10. Ocupar o seu lugar «atrás de» Jesus. Note-se a tradução correta: «Vai para trás de Mim» (hypáge opísô mou) (Mc 8, 33), e não: «Afasta-te de Mim», como se vê em muitas traduções. «Atrás de Mim» é o lugar do discípulo, que segue o Mestre passo a passo, que deve ter em consideração as coisas de Deus, não as dos homens. É, de resto, a mesmíssima locução posta na boca de Jesus aquando do chamamento de Pedro e André: «Vinde atrás de Mim (deûte ôpísô mou)» (Mc 1, 17).

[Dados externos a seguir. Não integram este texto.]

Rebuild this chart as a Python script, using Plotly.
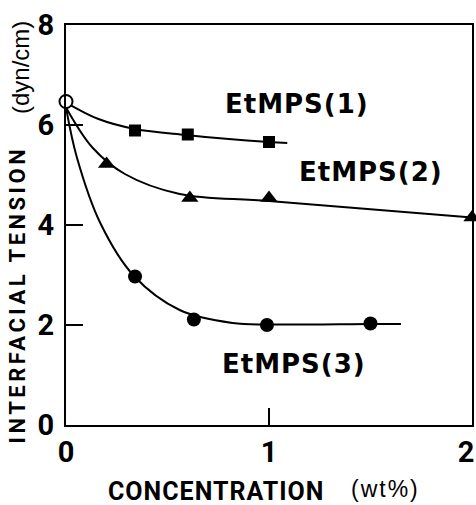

11. Seguindo atentamente «atrás de» Jesus neste caminho de formação que constitui a secção central de Mc (8, 27-10, 52), estes sete Domingos fazem-nos viver, episódio após episódio, importantes situações pedagógicas de adesão ou rejeição de Jesus.
12. O chamado «Terceiro Canto do Servo do Senhor» (Is 50, 5-9), hoje também lido, faz eco ao caminho do Filho do Homem e de todo aquele que o quiser seguir, aberto no Evangelho de hoje em duas vagas sucessivas (Mc 8, 31-33 e 8, 34-35). Este itinerário de Jesus para a Cruz e a Ressurreição será ainda acentuado por mais duas vezes (Mc 9, 30-31 e 10, 32-34), mas esta declaração será sempre acompanhada de uma declaração paralela sobre o seu discípulo (Mc 9, 35 e 10, 43-45). O retrato do discípulo de Jesus deve decalcar os traços do retrato do Mestre. Tal como Jesus, também o seu discípulo tem de ser o homem da doação total, sem reservas. Assim é também o Servo do Senhor que caminha, sem recuos, enfrentando determinado o sofrimento, mas sempre assistido pelo seu Deus. Esta determinação aparece traduzida pela expressão: «Tornei o meu rosto duro como pedra» (Is 50, 7), que é como quem diz que tomou uma decisão da qual não poderá voltar atrás. Lucas pediu emprestada a Isaías esta forma de dizer para vincar a determinação com que Jesus orienta o seu rosto na direção de Jerusalém e da Cruz (Lc 9, 51).